=== Objective ===
Find each line holding "React" and copy it out.

=== Provided material ===

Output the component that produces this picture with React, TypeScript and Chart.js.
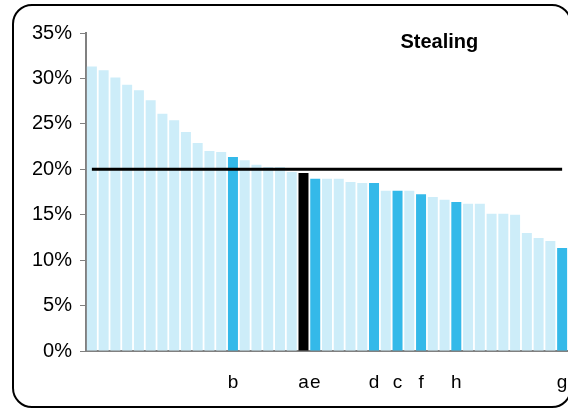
import React, { useEffect, useRef } from 'react';
import { Chart, registerables } from 'chart.js';

Chart.register(...registerables);

// Category labels (only the highlighted bars carry a label)
const categories: string[] = [
  '', '', '', '', '', '', '', '', '', '', '', '', 'b', '', '', '', '', '', 'a', 'e',
  '', '', '', '', 'd', '', 'c', '', 'f', '', '', 'h', '', '', '', '', '', '', '', '', 'g',
];

// Values in percent
const values: number[] = [
  31.3, 30.9, 30.1, 29.3, 28.7, 27.6, 26.1, 25.4, 24.1, 22.9, 22.0, 21.9, 21.35, 21.0,
  20.5, 20.25, 20.25, 19.7, 19.6, 18.95, 18.95, 18.95, 18.6, 18.5, 18.5, 17.65, 17.65,
  17.65, 17.25, 16.95, 16.65, 16.4, 16.2, 16.2, 15.1, 15.1, 15.0, 13.0, 12.45, 12.1, 11.35,
];

const threshold = 20;
const yMin = 0;
const yMax = 35;
const yStep = 5;
const chartTitle = 'Stealing';
const focusLabel = 'a';

const FONT = '"Liberation Sans", Arial, Helvetica, sans-serif';
const LIGHT = '#cdedf9';
const BLUE = '#34b9e9';
const AXIS = '#808080';

export default function App() {
  const ref = useRef<HTMLCanvasElement>(null);

  useEffect(() => {
    const canvas = ref.current;
    if (!canvas) return;

    const colors = categories.map((c) =>
      c === focusLabel ? '#000000' : c !== '' ? BLUE : LIGHT
    );

    const overlay = {
      id: 'overlay',
      afterDatasetsDraw(chart: any) {
        const { ctx, scales } = chart;
        const xs = scales.x;
        const ys = scales.y;
        const y = ys.getPixelForValue(threshold);
        const x0 = xs.getPixelForValue(0);
        const x1 = xs.getPixelForValue(categories.length - 1);
        ctx.save();
        ctx.strokeStyle = '#000';
        ctx.lineWidth = 3;
        ctx.beginPath();
        ctx.moveTo(x0, y);
        ctx.lineTo(x1, y);
        ctx.stroke();
        ctx.restore();
      },
      afterDraw(chart: any) {
        const { ctx, chartArea } = chart;
        ctx.save();
        ctx.font = `bold 20px ${FONT}`;
        ctx.fillStyle = '#000';
        ctx.textAlign = 'center';
        ctx.textBaseline = 'alphabetic';
        const cx = chartArea.left + (chartArea.right - chartArea.left) * 0.733;
        ctx.fillText(chartTitle, cx, chartArea.top + 15);
        ctx.restore();
      },
    };

    const chart = new Chart(canvas, {
      type: 'bar',
      data: {
        labels: categories,
        datasets: [
          {
            data: values,
            backgroundColor: colors,
            borderWidth: 0,
            barPercentage: 0.85,
            categoryPercentage: 1,
          },
        ],
      },
      options: {
        responsive: false,
        maintainAspectRatio: false,
        animation: false,
        layout: { padding: { top: 33, left: 0, right: 0, bottom: 0 } },
        plugins: {
          legend: { display: false },
          tooltip: { enabled: false },
          title: { display: false },
        },
        scales: {
          x: {
            type: 'category',
            offset: true,
            grid: { display: false, drawTicks: false },
            border: { display: true, color: AXIS, width: 2 },
            ticks: {
              autoSkip: false,
              maxRotation: 0,
              minRotation: 0,
              padding: 20,
              color: '#000',
              font: { size: 19, family: FONT },
            },
            afterFit: (s: any) => {
              s.height = 59;
              s.paddingLeft = 0;
              s.paddingRight = 0;
            },
          },
          y: {
            min: yMin,
            max: yMax,
            grid: {
              display: true,
              drawOnChartArea: false,
              drawTicks: true,
              tickLength: 6,
              color: AXIS,
              lineWidth: 1,
            },
            border: { display: true, color: AXIS, width: 2 },
            ticks: {
              stepSize: yStep,
              padding: 8,
              color: '#000',
              font: { size: 20, family: FONT },
              callback: (v: any) => `${v}%`,
            },
            afterFit: (s: any) => {
              s.width = 86;
            },
          },
        },
      },
      plugins: [overlay],
    });

    return () => chart.destroy();
  }, []);

  return (
    <div
      style={{
        position: 'fixed',
        left: 0,
        top: 0,
        width: 568,
        height: 410,
        overflow: 'hidden',
        background: '#fff',
      }}
    >
      <canvas ref={ref} width={568} height={410} style={{ width: 568, height: 410, display: 'block' }} />
      <div
        style={{
          position: 'absolute',
          left: 12,
          top: 4,
          width: 560,
          height: 404,
          boxSizing: 'border-box',
          border: '2px solid #000',
          borderRadius: 20,
          pointerEvents: 'none',
        }}
      />
    </div>
  );
}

=== Expected output ===
Output the component that produces this picture with React, TypeScript and Chart.js.
import React, { useEffect, useRef } from 'react';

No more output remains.